Although Disney has not yet announced plans for the film's release in India, several other nature documentaries are available on DVD. And while watching a movie may not be everyone's idea of a green activity for Earth Day, if a group gathers to watch it together, at least that reduces each individual carbon footprint. Check out these titles for learning about environmental issues and getting in touch with nature, even if it's through a big screen:
  • An Inconvenient Truth (Al Gore on global warming)
  • Planet Earth (BBC nature documentary series)
  • The Eleventh Hour (Leonardo DiCaprio on global warming)
  • March of the Penguins (life cycle of the Emperor penguins)
  • Winged Migration (birds around the world)
  • Rivers and Tides (Andy Goldworthy's natural art)
  • The Wild Parrots of Telegraph Hill (a man connecting with a flock of urban parrots)
  • Baraka (view of the world in stunning, wordless imagery)
An Inconvenient Truth and March of the Penguins are available at the American Library in New Delhi, Kolkata, Chennai and Mumbai.


Dirt Cake
Since Earth Day happens to be my birthday, I've been celebrating it most of my life. Here is a fun recipe for Dirt Cake that my mother makes-full of processed foods but delicious, and it always surprises the guests when you start scooping it from the flower pot onto the plates.
-Jane Malhotra

Ingredients:
  • 1 (550-gram) package of chocolate sandwich cookies (like Oreo or Dark Fantasy). If you don't have these specific ingredients, just make sure that the top layer looks like dirt.
  • ¼ cup melted butter
  • 1 (220-gram) package of cream cheese
  • 2 cups milk
  • 1 small (100-gram) package of instant vanilla pudding mix
  • 1 (220-gram) tub of non-dairy whipped topping (like Cool Whip)

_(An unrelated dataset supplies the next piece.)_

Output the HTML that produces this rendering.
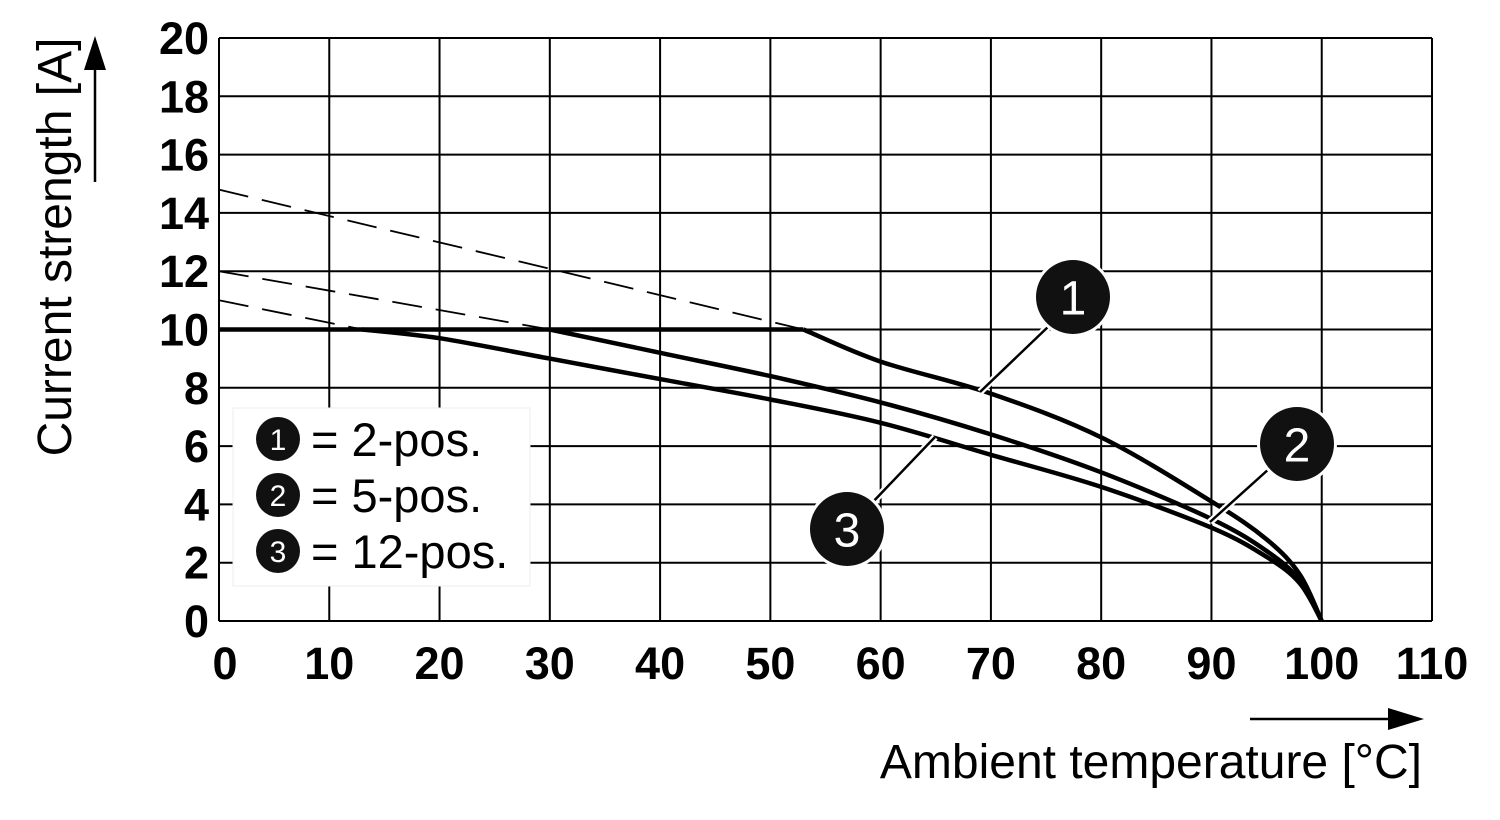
<!DOCTYPE html>
<html><head><meta charset="utf-8"><style>
html,body{margin:0;padding:0;background:#fff;width:1500px;height:820px;overflow:hidden}
svg{display:block;font-family:"Liberation Sans",Arial,sans-serif}
</style></head><body>
<svg id="chart" width="1500" height="820" viewBox="0 0 1500 820"></svg>
<script>
const xTicks=[0,10,20,30,40,50,60,70,80,90,100,110];
const yTicks=[0,2,4,6,8,10,12,14,16,18,20];
const flatT=[0,53];
const flatI=[10,10];
const s1T=[53,60,70,80,90,95,98,100];
const s1I=[10,8.9,7.8,6.3,4.1,2.8,1.6,0];
const s2T=[30,40,50,60,70,80,90,95,98,100];
const s2I=[10,9.2,8.4,7.5,6.4,5.1,3.5,2.4,1.4,0];
const s3T=[13,20,30,40,50,60,70,80,90,95,98,100];
const s3I=[10,9.7,9.0,8.3,7.6,6.8,5.7,4.6,3.2,2.2,1.3,0];
const d1T=[0,53]; const d1I=[14.8,10];
const d2T=[0,30]; const d2I=[12,10];
const d3T=[0,13]; const d3I=[11,10];
const legendLabels=["= 2-pos.","= 5-pos.","= 12-pos."];

const NS="http://www.w3.org/2000/svg";
const svg=document.getElementById('chart');
const X0=219,X1=1432,Y0=621,Y1=38;
const sx=v=>X0+(v-0)/(110-0)*(X1-X0);
const sy=v=>Y0-(v-0)/(20-0)*(Y0-Y1);
function mk(tag,attrs,parent){const e=document.createElementNS(NS,tag);for(const k in attrs)e.setAttribute(k,attrs[k]);(parent||svg).appendChild(e);return e;}

const grid=mk('g',{});


xTicks.forEach(t=>{
  const l=mk('line',{x1:sx(t),x2:sx(t),y1:Y1,y2:Y0,stroke:'#000','stroke-width':2},grid);
  
  
  const tx=mk('text',{x:sx(t)+(t===0?6:0),y:679,'text-anchor':'middle','font-size':45,'font-weight':'bold'});
  tx.textContent=t;
  
  
});
yTicks.forEach(t=>{
  const l=mk('line',{x1:X0,x2:X1,y1:sy(t),y2:sy(t),stroke:'#000','stroke-width':2},grid);
  
  
  const tx=mk('text',{x:209,y:sy(t)+16,'text-anchor':'end','font-size':45,'font-weight':'bold'});
  tx.textContent=t;
  
  
});

function line(T,I,name,dash,w){
  const d=T.map((t,i)=>(i?'L':'M')+sx(t).toFixed(1)+' '+sy(I[i]).toFixed(1)).join(' ');
  const p=mk('path',{d:d,fill:'none',stroke:'#000','stroke-width':w,'stroke-linejoin':'round'});
  if(dash)p.setAttribute('stroke-dasharray',dash);
  
  
}
function curve(T,I,name){
  const P=T.map((t,i)=>[sx(t),sy(I[i])]);
  let d='M'+P[0][0]+' '+P[0][1];
  for(let i=0;i<P.length-1;i++){
    const p0=P[i-1]||P[i],p1=P[i],p2=P[i+1],p3=P[i+2]||P[i+1];
    const c1=[p1[0]+(p2[0]-p0[0])/6,p1[1]+(p2[1]-p0[1])/6];
    const c2=[p2[0]-(p3[0]-p1[0])/6,p2[1]-(p3[1]-p1[1])/6];
    d+=` C${c1[0].toFixed(1)} ${c1[1].toFixed(1)} ${c2[0].toFixed(1)} ${c2[1].toFixed(1)} ${p2[0].toFixed(1)} ${p2[1].toFixed(1)}`;
  }
  const p=mk('path',{d:d,fill:'none',stroke:'#000','stroke-width':4.5,'stroke-linejoin':'round'});
  
  
}
line(d1T,d1I,'dashed-extension-2-pos','30 14',1.8);
line(d2T,d2I,'dashed-extension-5-pos','30 14',1.8);
line(d3T,d3I,'dashed-extension-12-pos','30 14',1.8);
line(flatT,flatI,'max-current-line',null,4.5);
curve(s1T,s1I,'curve-2-pos');
curve(s2T,s2I,'curve-5-pos');
curve(s3T,s3I,'curve-12-pos');

function badge(cx,cy,r,n,name,fs){
  const g=mk('g',{});
  
  
  mk('circle',{cx:cx,cy:cy,r:r+3,fill:'#fff'},g);
  mk('circle',{cx:cx,cy:cy,r:r,fill:'#111'},g);
  const t=mk('text',{x:cx,y:cy+fs*0.36,'text-anchor':'middle','font-size':fs,fill:'#fff'},g);
  t.textContent=n;
}
function leader(x1,y1,x2,y2,name){
  mk('line',{x1:x1,y1:y1,x2:x2,y2:y2,stroke:'#fff','stroke-width':7});
  const l=mk('line',{x1:x1,y1:y1,x2:x2,y2:y2,stroke:'#000','stroke-width':2.5});
  
  
}
leader(980,392,1050,325,'leader-1');
leader(1210,522,1270,468,'leader-2');
leader(935,437,870,505,'leader-3');
badge(1073,297,37,'1','callout-1',48);
badge(1297,444,37,'2','callout-2',48);
badge(847,529,37,'3','callout-3',48);

const lg=mk('g',{});


mk('rect',{x:233,y:408,width:297,height:178,fill:'#fff',stroke:'#eee','stroke-width':1},lg);
legendLabels.forEach((s,i)=>{
  const cy=439+i*56;
  badge(278,cy,22,String(i+1),'legend-badge-'+(i+1),30);
  const t=mk('text',{x:311,y:cy+17,'font-size':47},lg);
  t.textContent=s;
  
  
});

const yt=mk('text',{x:0,y:0,'font-size':48,'text-anchor':'middle',transform:'translate(71,247) rotate(-90)'});
yt.textContent='Current strength [A]';


const ya=mk('g',{});


mk('line',{x1:95,y1:182,x2:95,y2:60,stroke:'#000','stroke-width':2.5},ya);
mk('polygon',{points:'95,36 84,70 106,70',fill:'#000'},ya);

const xt=mk('text',{x:1422,y:778,'font-size':48,'text-anchor':'end'});
xt.textContent='Ambient temperature [°C]';


const xa=mk('g',{});


mk('line',{x1:1250,y1:719,x2:1395,y2:719,stroke:'#000','stroke-width':2.5},xa);
mk('polygon',{points:'1424,719 1388,708 1388,730',fill:'#000'},xa);
</script>
</body></html>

Crush cookies into crumbs. Set aside. Cream together butter and cream cheese. In a large bowl, combine milk and pudding, then add butter and cream cheese mix and whipped topping. Beat together until thoroughly combined. Line a flower pot with foil and put in a layer of cookie crumbs, then pudding mix, alternating until you end with a layer of cookie crumbs. Top with an artificial flower and some gummy candy "worms" and you have the perfect Earth Day treat for kids.